James Hardy, in 1964, tried to transplant a chimpanzee heart into a patient who had undergone amputations of both legs-and was in a semi-comatose state at the time the transplant was undertaken. The patient died within a few hours. The chimpanzee, of course, had been killed. In 1967 Christian Bernard also carried out two cardiac xenotransplants. Both failed.
Perhaps the best known clinical cardiac xenotransplantation since Hardy’s attempt was that by Leonard Bailey, who transplanted a baboon heart into an infant girl, known as Baby Fae, in 1983. The graft underwent acute rejection and the patient died 20 days later. One of the reasons, which would appear common sense to an average, non medical person, is that baboons don’t have O blood type, which is donor blood. They have ABO which is incompatible with humans.
Tom Starzl, who is considered one of the pioneers in the field of kidney and liver human to human transplantation, performed a handful of liver transplants between nonhuman primates and young patients in Colorado in the 1960s, with no success.
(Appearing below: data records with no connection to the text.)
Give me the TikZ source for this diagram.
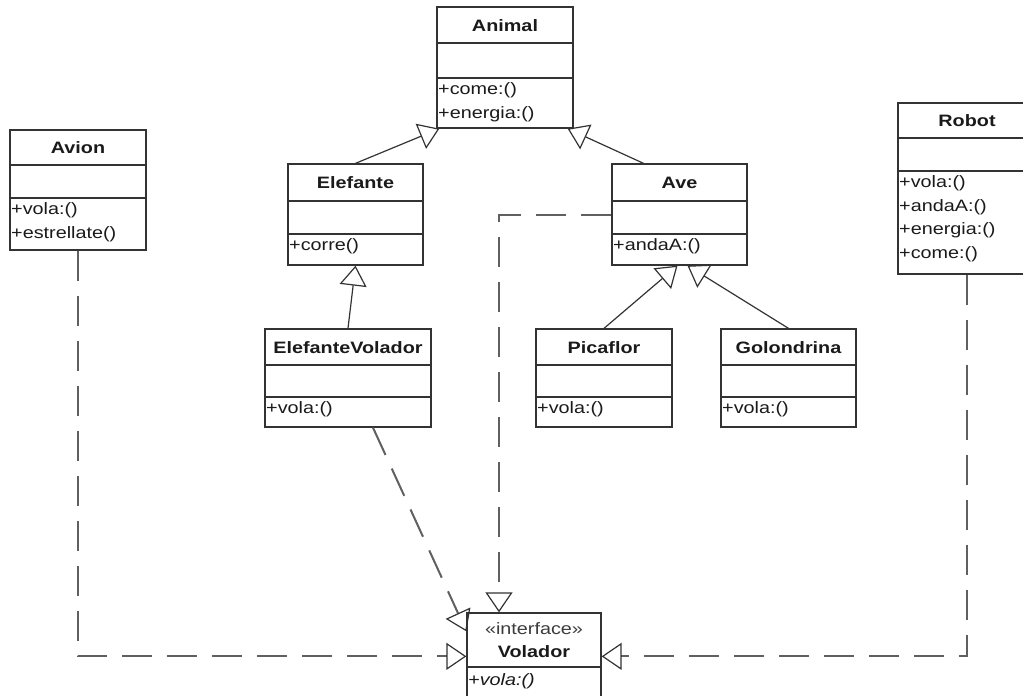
\documentclass[tikz,border=0pt]{standalone}
\usepackage{fontspec}
\setmainfont{Liberation Sans}[FakeStretch=1.2]
\usetikzlibrary{arrows.meta,fit,calc}
\definecolor{boxcol}{HTML}{333333}
\definecolor{dashcol}{HTML}{606060}
\definecolor{txtcol}{HTML}{1A1A1A}
\tikzset{
  classbox/.style={draw=boxcol, line width=1.3pt, inner sep=0pt},
  boxline/.style={draw=boxcol, line width=1.3pt},
  titletext/.style={anchor=base, inner sep=0pt, font=\fontsize{16.5}{23}\selectfont\bfseries, text=txtcol},
  methtext/.style={anchor=base west, inner sep=0pt, font=\fontsize{16.5}{23}\selectfont, text=txtcol},
  gen/.style={draw=boxcol, line width=1.2pt, -{Triangle[open,length=20pt,width=27pt,line width=1.2pt]}},
  real/.style={draw=dashcol, line width=2pt, dash pattern=on 30pt off 15pt,
    -{Triangle[open,length=20pt,width=27pt,line width=1.2pt,color=boxcol]}}
}
% name, x1, y1, x2, y2, header bottom, attr bottom, title, methods
\newcommand{\umlclass}[9]{%
  \coordinate (#1-nw) at (#2,#3);
  \coordinate (#1-se) at (#4,#5);
  \node[classbox, fit=(#1-nw)(#1-se)] (#1) {};
  \draw[boxline] (#2,#6) -- (#4,#6);
  \draw[boxline] (#2,#7) -- (#4,#7);
  \node[titletext] at ({(#2+#4)/2},{(#3+#6)/2+6}) {#8};
  \foreach \t [count=\i from 0] in {#9}
    \node[methtext] at ({#2+1},{#7+16.5+23.5*\i}) {\t};
}
\begin{document}
\begin{tikzpicture}[x=1pt,y=-1pt]
\useasboundingbox (0,0) rectangle (1023,696);

\umlclass{Animal}{437}{7}{573}{128}{43}{78}{Animal}{+come:(),+energia:()}
\umlclass{Avion}{10}{130}{146}{250}{165}{198}{Avion}{+vola:(),+estrellate()}
\umlclass{Elefante}{288}{164}{423}{265}{201}{234}{Elefante}{+corre()}
\umlclass{Ave}{612}{164}{747}{265}{201}{234}{Ave}{+andaA:()}
\umlclass{Robot}{898}{103}{1036}{274}{138}{171}{Robot}{+vola:(),+andaA:(),+energia:(),+come:()}
\umlclass{ElefanteVolador}{265}{329}{431}{427}{365}{397}{ElefanteVolador}{+vola:()}
\umlclass{Picaflor}{536}{329}{672}{427}{365}{397}{Picaflor}{+vola:()}
\umlclass{Golondrina}{721}{329}{856}{427}{365}{397}{Golondrina}{+vola:()}

% interface Volador
\coordinate (Volador-nw) at (467,613);
\coordinate (Volador-se) at (601,720);
\node[classbox, fit=(Volador-nw)(Volador-se)] (Volador) {};
\draw[boxline] (467,667) -- (601,667);
\node[anchor=base, inner sep=0pt, font=\fontsize{16.5}{23}\selectfont, text=txtcol!85] at (534,634) {«interface»};
\node[titletext] at (534,657) {Volador};
\node[methtext, font=\fontsize{16.5}{23}\selectfont\itshape] at (468,685) {+vola:()};

% generalizations
\draw[gen] (Elefante.north) -- ([xshift=3pt]Animal.south west);
\draw[gen] ([xshift=-36pt]Ave.north) -- ([xshift=-6pt]Animal.south east);
\draw[gen] (ElefanteVolador.north) -- (Elefante.south);
\draw[gen] (Picaflor.north) -- ([xshift=-2pt]Ave.south);
\draw[gen] (Golondrina.north) -- ([xshift=8pt]Ave.south);

% realizations
\draw[real] (Ave.west) -| ([xshift=-35pt]Volador.north);
\draw[real] ([xshift=25pt]ElefanteVolador.south) -- ([yshift=-19pt]Volador.north west);
\draw[real] (Avion.south) |- ([yshift=-44pt]Volador.north west);
\draw[real] (Robot.south) |- ([yshift=-44pt]Volador.north east);
\end{tikzpicture}
\end{document}
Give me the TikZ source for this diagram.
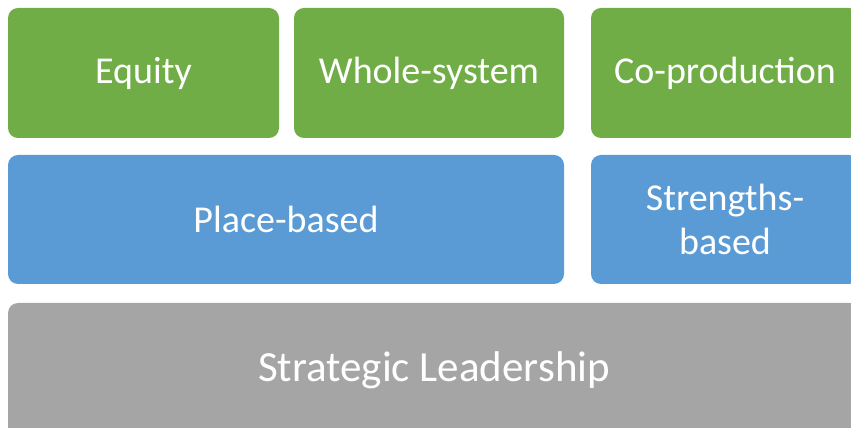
\documentclass[tikz,border=0pt]{standalone}
\usepackage{fontspec}
\setmainfont{Carlito}
\usepackage{tikz}
\usetikzlibrary{positioning}
\definecolor{boxgreen}{HTML}{70AD47}
\definecolor{boxblue}{HTML}{5B9BD5}
\definecolor{boxgrey}{HTML}{A5A5A5}
\tikzstyle{block}=[rounded corners=10pt,text=white,inner sep=0pt,align=center,font=\fontsize{38}{44}\selectfont]
\begin{document}
\begin{tikzpicture}[x=1pt,y=1pt]
\useasboundingbox (0,0) rectangle (851,428);
% top row
\node [block,fill=boxgreen,minimum width=271pt,minimum height=130pt] (equity) at (143.5,355) {Equity};
\node [block,fill=boxgreen,minimum width=270pt,minimum height=130pt] (whole) at (429,355) {Whole-system};
\node [block,fill=boxgreen,minimum width=268pt,minimum height=130pt] (coprod) at (725,355) {Co-production};
% middle row
\node [block,fill=boxblue,minimum width=556pt,minimum height=129pt] (place) at (286,208.5) {Place-based};
\node [block,fill=boxblue,minimum width=268pt,minimum height=129pt] (strength) at (725,208.5) {Strengths-\\based};
% bottom row
\node [block,fill=boxgrey,minimum width=852pt,minimum height=134pt,font=\fontsize{43}{49}\selectfont] (lead) at (434,58) {Strategic Leadership};
\end{tikzpicture}
\end{document}
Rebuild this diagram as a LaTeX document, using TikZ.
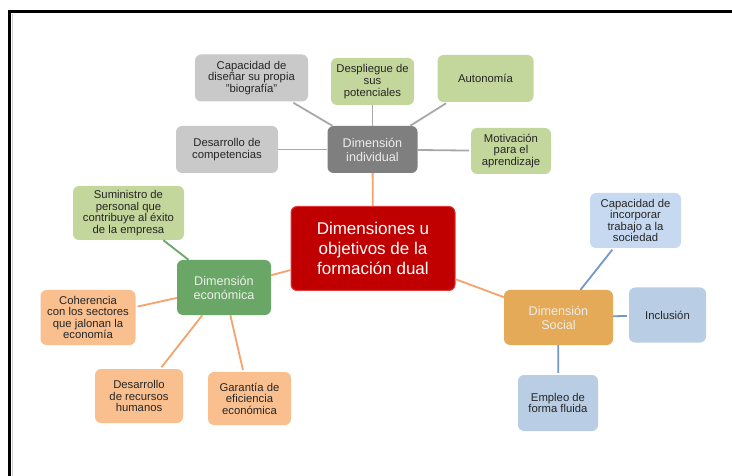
\documentclass[tikz,border=0pt]{standalone}
\usepackage{fontspec}
\setmainfont{Liberation Sans}
\definecolor{txt}{HTML}{262626}
\definecolor{redbox}{HTML}{C00000}
\definecolor{rededge}{HTML}{E03A3A}
\definecolor{graydim}{HTML}{7F7F7F}
\definecolor{graylt}{HTML}{C9C9C9}
\definecolor{greenlt}{HTML}{C3D69B}
\definecolor{greendim}{HTML}{6AA767}
\definecolor{orangelt}{HTML}{F9BF8F}
\definecolor{golddim}{HTML}{E4AA58}
\definecolor{bluelt}{HTML}{B9CDE5}
\definecolor{bluelt2}{HTML}{C6D9F0}
\definecolor{oline}{HTML}{F3A36B}
\definecolor{gline}{HTML}{A8A8A8}
\definecolor{bline}{HTML}{7397C8}
\definecolor{dimtxt}{HTML}{EDEDED}
\begin{document}
\begin{tikzpicture}[x=1pt,y=-1pt,
  box/.style={rounded corners=6pt, align=center, inner sep=0pt,
    font=\fontsize{11.3}{11.6}\selectfont, text=txt},
  dimbox/.style={box, font=\fontsize{12.6}{14}\selectfont, text=dimtxt},
  sz/.style 2 args={minimum width=#1, minimum height=#2},
  conn/.style={line width=1.8pt}]
\useasboundingbox (0,0) rectangle (732,476);
\fill[white] (0,0) rectangle (732,476);
\draw[line width=3pt] (9.5,476) -- (9.5,12) -- (732,12);
\draw[line width=1pt, color=gray!40] (12.5,14) -- (12.5,476);

% central
\node[box, sz={164pt}{84pt}, fill=redbox, draw=rededge, line width=1pt, text=white,
  font=\fontsize{17}{20}\selectfont] (c) at (373,248.5)
  {Dimensiones u\\objetivos de la\\formación dual};

% individual
\node[dimbox, sz={90pt}{47pt}, fill=graydim] (ind) at (372.5,149.5) {Dimensión\\individual};
\node[box, sz={113pt}{47pt}, fill=graylt] (bio) at (251.5,78) {Capacidad de\\diseñar su propia\\"biografía"};
\node[box, sz={102pt}{47pt}, fill=graylt] (comp) at (227,149.5) {Desarrollo de\\competencias};
\node[box, sz={83pt}{47pt}, fill=greenlt] (desp) at (372.5,81.5) {Despliegue de\\sus\\potenciales};
\node[box, sz={96pt}{47pt}, fill=greenlt] (auto) at (485.5,78.5) {Autonomía};
\node[box, sz={80pt}{46pt}, fill=greenlt] (mot) at (511,151) {Motivación\\para el\\aprendizaje};

% economica
\node[dimbox, sz={94pt}{55pt}, fill=greendim] (eco) at (224,287.5) {Dimensión\\económica};
\node[box, sz={111pt}{54pt}, fill=greenlt] (sum) at (128.5,213) {Suministro de\\personal que\\contribuye al éxito\\de la empresa};
\node[box, sz={95pt}{55pt}, fill=orangelt] (coh) at (88,317.5) {Coherencia\\con los sectores\\que jalonan la\\economía};
\node[box, sz={88pt}{54pt}, fill=orangelt] (drh) at (139,396) {Desarrollo\\de recursos\\humanos};
\node[box, sz={83pt}{53pt}, fill=orangelt] (gar) at (249.5,398.5) {Garantía de\\eficiencia\\económica};

% social
\node[dimbox, sz={109pt}{55pt}, fill=golddim] (soc) at (558.5,317.5) {Dimensión\\Social};
\node[box, sz={91pt}{55pt}, fill=bluelt2] (inc) at (635.5,220.5) {Capacidad de\\incorporar\\trabajo a la\\sociedad};
\node[box, sz={77pt}{55pt}, fill=bluelt] (incl) at (667.5,315) {Inclusión};
\node[box, sz={80pt}{56pt}, fill=bluelt] (emp) at (558,403) {Empleo de\\forma fluida};

% connectors
\draw[conn, oline] (c) -- (ind);
\draw[conn, oline] (c) -- (eco);
\draw[conn, oline] (c) -- (soc);

\draw[conn, gline, shorten >=2pt] (ind) -- (bio);
\draw[conn, gline] (ind) -- (comp);
\draw[conn, gline] (ind) -- (desp);
\draw[conn, gline, shorten >=2pt] (ind) -- (auto);
\draw[conn, gline, shorten >=2pt] (ind) -- (mot);

\draw[conn, greendim] (eco) -- (sum);
\draw[conn, oline, shorten >=2pt] (eco) -- (coh);
\draw[conn, oline, shorten >=2pt] (eco) -- (drh);
\draw[conn, oline, shorten >=2pt] (eco) -- (gar);

\draw[conn, bline, shorten >=2pt] (soc) -- (inc);
\draw[conn, bline, shorten >=2pt] (soc) -- (incl);
\draw[conn, bline, shorten >=2pt] (soc) -- (emp);
\end{tikzpicture}
\end{document}
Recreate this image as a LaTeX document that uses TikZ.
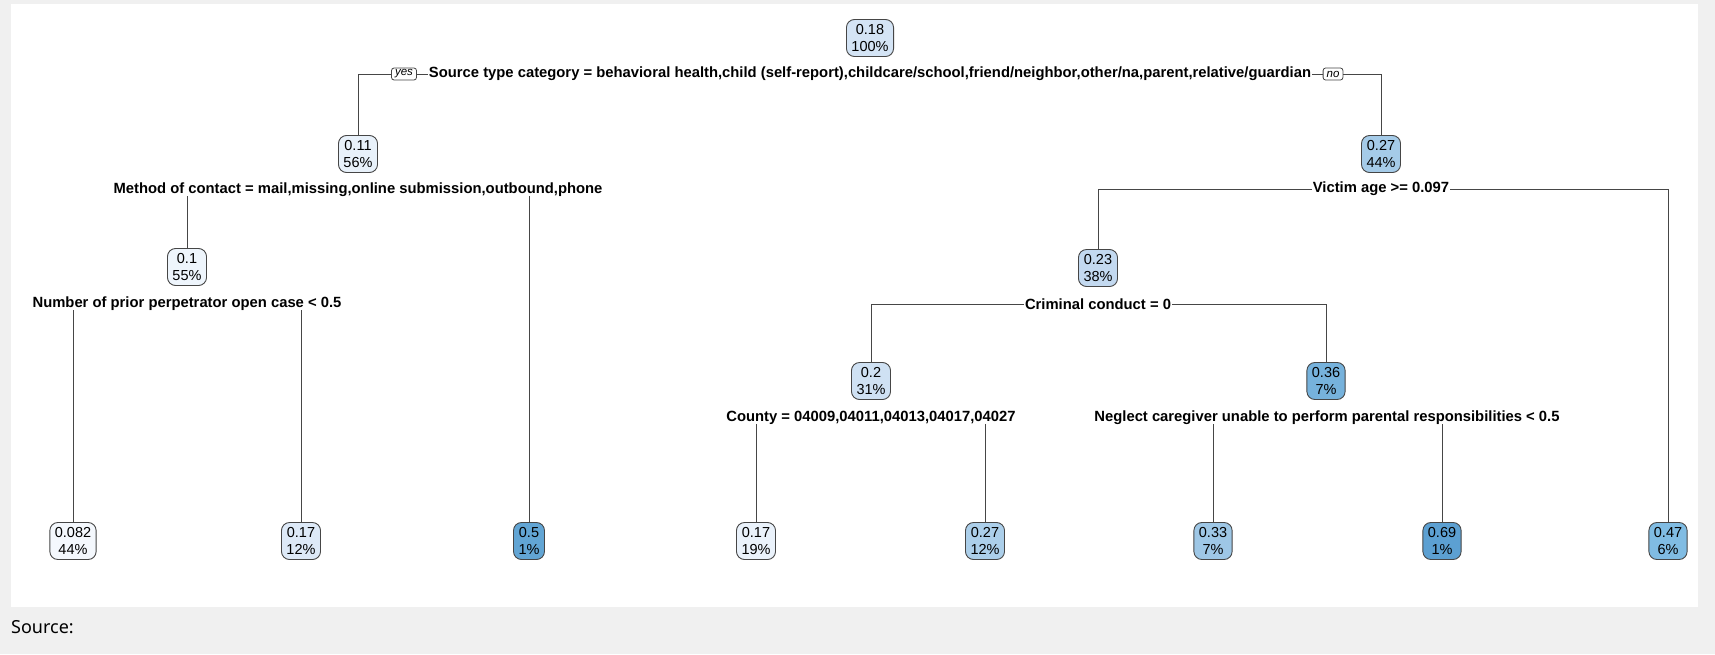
\documentclass[tikz,border=0pt]{standalone}
\usepackage{fontspec}
\setmainfont{Liberation Sans}
\newfontfamily\captionfam{Noto Sans}
\usetikzlibrary{positioning}

\definecolor{pagegray}{RGB}{240,240,240}
\definecolor{linegray}{RGB}{70,70,70}
\definecolor{b082}{RGB}{244,248,253}
\definecolor{b10}{RGB}{238,245,252}
\definecolor{b11}{RGB}{232,241,250}
\definecolor{b17a}{RGB}{221,233,247}
\definecolor{b17b}{RGB}{234,242,251}
\definecolor{b18}{RGB}{212,228,245}
\definecolor{b20}{RGB}{207,225,243}
\definecolor{b23}{RGB}{195,217,240}
\definecolor{b27}{RGB}{165,203,232}
\definecolor{b27l}{RGB}{172,207,234}
\definecolor{b33}{RGB}{158,199,230}
\definecolor{b36}{RGB}{118,178,220}
\definecolor{b47}{RGB}{128,188,227}
\definecolor{b50}{RGB}{98,165,212}
\definecolor{b69}{RGB}{92,160,210}

\newcommand{\treefont}{\fontsize{14.5}{17}\selectfont}
\newcommand{\splitlabelfont}{\fontsize{14.8}{17}\selectfont\bfseries}
\newcommand{\yesnofont}{\fontsize{11.5}{12}\selectfont\itshape}

\tikzset{
    tbox/.style={draw=linegray, rounded corners=8pt, align=center, font=\treefont, inner xsep=5pt, inner ysep=1pt, minimum height=37pt, line width=0.9pt},
    splitlabel/.style={font=\splitlabelfont, inner sep=1pt},
    answer/.style={draw=linegray, rounded corners=2.5pt, font=\yesnofont, inner xsep=3.5pt, inner ysep=0pt, minimum height=12pt, line width=0.8pt},
    link/.style={draw=linegray, line width=0.9pt}
}

\begin{document}
\begin{tikzpicture}[x=1pt, y=-1pt]
    \fill[pagegray] (0,0) rectangle (1715,654);
    \fill[white] (11,4) rectangle (1698,607);
    \useasboundingbox (0,0) rectangle (1715,654);

    % inner nodes
    \node[tbox, fill=b18] (n1) at (870,38) {0.18\\100\%};
    \node[tbox, fill=b11] (n2) at (358,154) {0.11\\56\%};
    \node[tbox, fill=b27] (n3) at (1381,154) {0.27\\44\%};
    \node[tbox, fill=b10] (n4) at (187,267) {0.1\\55\%};
    \node[tbox, fill=b23] (n5) at (1098,268) {0.23\\38\%};
    \node[tbox, fill=b20] (n6) at (871,381) {0.2\\31\%};
    \node[tbox, fill=b36] (n7) at (1326,381) {0.36\\7\%};

    % leaves
    \node[tbox, fill=b082] (l1) at (73,541) {0.082\\44\%};
    \node[tbox, fill=b17a] (l2) at (301,541) {0.17\\12\%};
    \node[tbox, fill=b50] (l3) at (529,541) {0.5\\1\%};
    \node[tbox, fill=b17b] (l4) at (756,541) {0.17\\19\%};
    \node[tbox, fill=b27l] (l5) at (985,541) {0.27\\12\%};
    \node[tbox, fill=b33] (l6) at (1213,541) {0.33\\7\%};
    \node[tbox, fill=b69] (l7) at (1442,541) {0.69\\1\%};
    \node[tbox, fill=b47] (l8) at (1668,541) {0.47\\6\%};

    % split labels
    \node[splitlabel] (s1) at (870,74) {Source type category = behavioral health,child (self-report),childcare/school,friend/neighbor,other/na,parent,relative/guardian};
    \node[splitlabel] (s2) at (358,190) {Method of contact = mail,missing,online submission,outbound,phone};
    \node[splitlabel] (s3) at (1381,189) {Victim age >= 0.097};
    \node[splitlabel] (s4) at (187,304) {Number of prior perpetrator open case < 0.5};
    \node[splitlabel] (s5) at (1098,304) {Criminal conduct = 0};
    \node[splitlabel] (s6) at (871,418) {County = 04009,04011,04013,04017,04027};
    \node[splitlabel] (s7) at (1327,418) {Neglect caregiver unable to perform parental responsibilities < 0.5};

    \node[answer] (yes) at (404,74) {yes};
    \node[answer] (no) at (1333,74) {no};

    % connectors
    \draw[link] (s1.west) -- (yes.east);
    \draw[link] (yes.west) -| (n2.north);
    \draw[link] (s1.east) -- (no.west);
    \draw[link] (no.east) -| (n3.north);

    \draw[link] ([yshift=2pt]s2.south -| n4) -- (n4.north);
    \draw[link] ([yshift=2pt]s2.south -| l3) -- (l3.north);
    \draw[link] (s3.west) -| (n5.north);
    \draw[link] (s3.east) -| (l8.north);

    \draw[link] ([yshift=2pt]s4.south -| l1) -- (l1.north);
    \draw[link] ([yshift=2pt]s4.south -| l2) -- (l2.north);
    \draw[link] (s5.west) -| (n6.north);
    \draw[link] (s5.east) -| (n7.north);

    \draw[link] ([yshift=2pt]s6.south -| l4) -- (l4.north);
    \draw[link] ([yshift=2pt]s6.south -| l5) -- (l5.north);
    \draw[link] ([yshift=2pt]s7.south -| l6) -- (l6.north);
    \draw[link] ([yshift=2pt]s7.south -| l7) -- (l7.north);

    \node[anchor=west, font=\captionfam\fontsize{18}{20}\selectfont, inner sep=0pt] (src) at (11,627) {Source:};
\end{tikzpicture}
\end{document}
As more immuno-suppressants became available, he performed two liver transplants from baboons into adult patients in the 1990s, with no survivors.
Clinics in Europe tout the efficacy of various animal tissues from placentas to blood cells, plasma and organs for a variety of conditions – from acne to anti-aging. There is no evidence that they work.
The pig is now the creature that is being focused on. Why? Its genetic makeup is completely different from that of a human being. But the reasons are far more commercial. Its organs are the same size as humans, it is cheap to maintain and it has three litters a year, so pigs can be easily available. Does this make any scientific sense. No. But by the time they give up, xenotranplantation companies will have tortured and killed millions of pigs.
In 1969, Nobel Prize winner Sir Peter Medawar, who is considered the father of transplant immunology, stated, “We should solve the problem of organ transplantation by using xenografts in less than 15 years.” It is now 2017 and we are no closer. Norman Shumway, the pioneer of heart transplantation, stated truthfully “xenotransplantation is the future of transplantation, and always will be.”
The scientists are going to keep trying. They get paid for their research and, if they do succeed in producing usable organs from pigs, then there is a Nobel Prize at the end of the rainbow. Who cares about the animals.